Это отнюдь не означало того, что Цезарь намеревался пренебречь собственным городом. У него были крупные планы в отношении Рима: он намеревался основать библиотеку; высечь в скале Капитолия новый театр, превосходящий театр Помпея, построить на Марсовых полях самый большой в мире храм. Предстояло даже направить по новому руслу Тибр: Цезарь решил, что течение реки мешает его строительным планам. Ничто не способно было лучше проиллюстрировать удивительную природу его власти: он мог строить не только то, что хотел, и там, где хотел, словно бог прикасаясь кончиком пальца к ландшафту, он приказывал топографии города измениться. Десяти годам диктатуры Цезаря предстояло навсегда преобразить облик Рима. Город, своим ветхим видом всегда демонстрировавший свою приверженность древним свободам, должен был скоро стать совершенно иным — похожим на греческие города.
И в особенности на Александрию. Намек на это можно усмотреть в именах гостей, принимаемых Цезарем у себя дома. В сентябре 46 года до Р.Х., как раз во время, чтобы понаблюдать за триумфами своего любовника, в Рим прибыла Клеопатра. Разместившись в особняке Цезаря на противоположном берегу Тибра, она начисто отказалась соблюдать какие бы то ни было республиканские условности, в полном объеме исполнив роль царицы Египта. Она привезла с собой не только своего мужа-брата и свиту из евнухов, но и наследника, годовалого царевича. Цезарь, уже женившийся, отказался признать своего незаконнорожденного сына, однако Клеопатра, не смущаясь этим, подчеркнула очевидное, назвав мальчика Цезарионом. Рим, естественно, был потрясен такой наглостью. И не менее естественно то, что всякий, кто хоть что-то из себя представлял, отправился на другой берег Тибра — поглазеть. Манера, с которой Клеопатра привечала гостей, в точности соответствовала ее представлению об их значимости: с Цицероном, например, нашедшим ее неприятной, она обошлась самым высокомерным образом. Однако глаза царицы искали только одного человека. И в августе 45 года, когда Цезарь окончательно возвратился в Италию, она поспешила навстречу ему.[261] И они устроили себе праздник за городом, на приволье. Лишь в октябре Цезарь наконец возвратился в Рим.
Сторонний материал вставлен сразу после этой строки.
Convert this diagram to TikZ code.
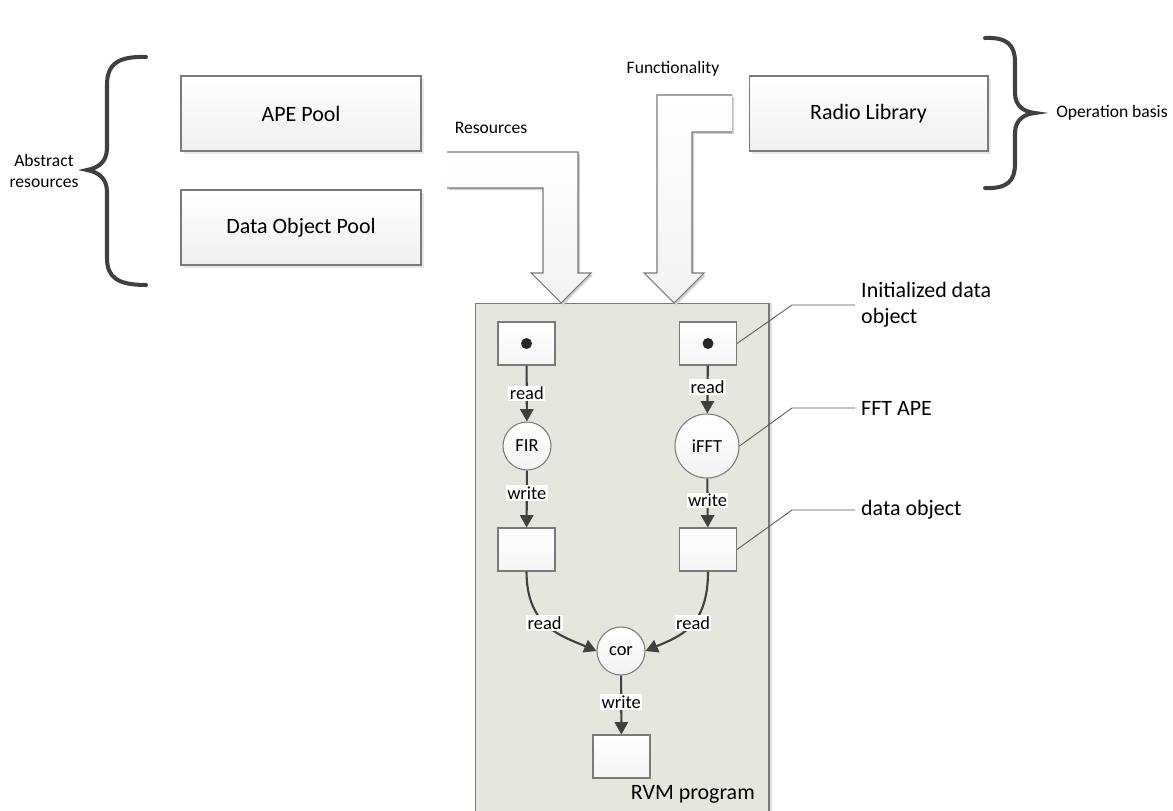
\documentclass[tikz,border=0pt]{standalone}
\usepackage{fontspec}
\setmainfont{Carlito}
\usetikzlibrary{arrows.meta,shadows,calc}

\definecolor{edgegray}{HTML}{7A7A7A}
\definecolor{inkgray}{HTML}{404040}
\definecolor{rvmfill}{HTML}{E6E6DE}

\tikzset{
  pool/.style={draw=edgegray, line width=0.6pt, top color=white, bottom color=gray!12,
    minimum width=4.8cm, minimum height=1.5cm, font=\fontsize{12.5}{14}\selectfont,
    drop shadow={shadow xshift=1.5pt, shadow yshift=-1.5pt, fill=gray!35}},
  dobj/.style={draw=edgegray, line width=0.6pt, top color=white, bottom color=gray!8,
    minimum width=1.14cm, minimum height=0.86cm, inner sep=0pt},
  ape/.style={circle, draw=edgegray, line width=0.6pt, top color=white, bottom color=gray!10,
    inner sep=0pt, font=\fontsize{10.5}{12}\selectfont},
  flow/.style={draw=inkgray, line width=1.2pt, -{Triangle[length=7pt,width=7.5pt]}},
  lbl/.style={fill=white, inner sep=0.8pt, font=\fontsize{10.5}{12}\selectfont},
  brace/.style={draw=inkgray, line width=2.3pt, line cap=round},
  callout/.style={draw=gray!70!black, line width=0.5pt},
  note/.style={font=\fontsize{10}{12}\selectfont, align=center},
  bignote/.style={font=\fontsize{12.5}{15}\selectfont, align=left},
  block/.style={draw=edgegray, line width=0.6pt},
  blockfill/.style={top color=white, bottom color=gray!10},
}

\begin{document}
\begin{tikzpicture}[x=0.02cm, y=-0.02cm]
  \useasboundingbox (0,0) rectangle (1173,811);

  % resource pools and library
  \node[pool] (apepool) at (301,113.5) {APE Pool};
  \node[pool] (dopool) at (301,227.5) {Data Object Pool};
  \node[pool, minimum width=4.78cm] (radiolib) at (868.5,113.5) {Radio Library};

  % braces
  \draw[brace] (146,57) .. controls (117,56) and (107,65) .. (107,85) -- (107,148)
    .. controls (107,162) and (98,168) .. (87,170)
    .. controls (98,172) and (107,178) .. (107,192) -- (107,258)
    .. controls (107,277) and (117,285) .. (146,285);
  \draw[brace] (985,38) .. controls (1007,37) and (1015,45) .. (1015,62) -- (1015,93)
    .. controls (1015,106) and (1024,112) .. (1035,113)
    .. controls (1024,114) and (1015,120) .. (1015,133) -- (1015,164)
    .. controls (1015,181) and (1007,189) .. (985,188);
  \node[note] (abstract) at (44,171) {Abstract\\resources};
  \node[note] (opbasis) at (1112,113) {Operation basis};

  % RVM program area
  \node[draw=edgegray, line width=0.6pt, fill=rvmfill, minimum width=5.88cm, minimum height=10.54cm,
    drop shadow={shadow xshift=1.5pt, shadow yshift=0pt, fill=gray!45}] (rvm) at (622,566.5) {};
  \node[font=\fontsize{12.5}{15}\selectfont, anchor=east] (rvmname) at (761,794) {RVM program};

  % bent block arrows
  \fill[gray!35] (449,154) -- (580,154) -- (580,275) -- (593,275) -- (563,305) -- (533,275)
    -- (545,275) -- (545,190) -- (449,190) -- cycle;
  \fill[blockfill] (447,152) -- (578,152) -- (578,273) -- (591,273) -- (561,303) -- (531,273)
    -- (543,273) -- (543,188) -- (447,188) -- cycle;
  \draw[block] (447,152) -- (578,152) -- (578,273) -- (591,273) -- (561,303) -- (531,273)
    -- (543,273) -- (543,188) -- (447,188);
  \node[note] (resources) at (491,128) {Resources};

  \fill[gray!35] (734,97) -- (659,97) -- (659,275) -- (646,275) -- (676,305) -- (706,275)
    -- (694,275) -- (694,134) -- (734,134) -- cycle;
  \fill[blockfill] (732,95) -- (657,95) -- (657,273) -- (644,273) -- (674,303) -- (704,273)
    -- (692,273) -- (692,132) -- (732,132) -- cycle;
  \draw[block] (732,95) -- (657,95) -- (657,273) -- (644,273) -- (674,303) -- (704,273)
    -- (692,273) -- (692,132) -- (732,132);
  \node[note] (functionality) at (673,69) {Functionality};

  % data objects and APEs
  \node[dobj] (in1) at (526.5,343.5) {};
  \node[dobj] (in2) at (708,343.5) {};
  \fill[black!85] (in1.center) circle (5.5);
  \fill[black!85] (in2.center) circle (5.5);
  \node[ape, minimum size=0.96cm] (fir) at (527,446) {FIR};
  \node[ape, minimum size=1.28cm] (ifft) at (707,446) {iFFT};
  \node[dobj] (out1) at (526.5,549.5) {};
  \node[dobj] (out2) at (708,549.5) {};
  \node[ape, minimum size=0.96cm] (cor) at (621,651) {cor};
  \node[dobj] (res) at (621.5,756.5) {};

  \draw[flow] (in1) -- node[lbl] {read} (fir);
  \draw[flow] (in2) -- node[lbl, pos=0.45] {read} (ifft);
  \draw[flow] (fir) -- node[lbl, pos=0.4] {write} (out1);
  \draw[flow] (ifft) -- node[lbl, pos=0.45] {write} (out2);
  \draw[flow] (out1.south) .. controls +(0,55) and +(-35,-15) .. node[lbl, pos=0.45] {read} (cor.west);
  \draw[flow] (out2.south) .. controls +(0,55) and +(35,-15) .. node[lbl, pos=0.45] {read} (cor.east);
  \draw[flow] (cor) -- node[lbl, pos=0.45] {write} (res);

  % callouts
  \node[bignote, anchor=west] (initnote) at (855,305) {Initialized data\\object};
  \node[bignote, anchor=west] (apenote) at (855,408) {FFT APE};
  \node[bignote, anchor=west] (donote) at (855,510) {data object};
  \draw[callout] (in2.east) -- (792,305) -- (initnote.west);
  \draw[callout] (ifft.east) -- (792,408) -- (apenote.west);
  \draw[callout] (out2.east) -- (792,510) -- (donote.west);
\end{tikzpicture}
\end{document}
Он обнаружил, что город переполнен самыми дикими слухам. Говорили — с полной убежденностью — что он намеревается перенести столицу империи в Александрию. Лица, наделенные меньшей фантазией, утверждали, что он намеревается жениться и на Клеопатре, невзирая на жену. Цезарь не стал опровергать слухи, но поставил в храме Венеры золоченую статую своей любовницы, оказав ей тем самым беспрецедентную, неслыханную честь. А поскольку богиня Венера самым тесным образом отождествлялась с Исидой, знак этот был намеком на новый, еще более громкий скандал. Если Клеопатре предстояло находиться в самом сердце Республики в качестве богини, то какую роль ее любовник предусмотрел для себя любимого? И потом, отчего рабочие возводят вокруг его дома подножие, словно у храма? И правда ли то, что великим понтификом назначен Антоний? Цезарь, не скупясь, разбрасывал намеки.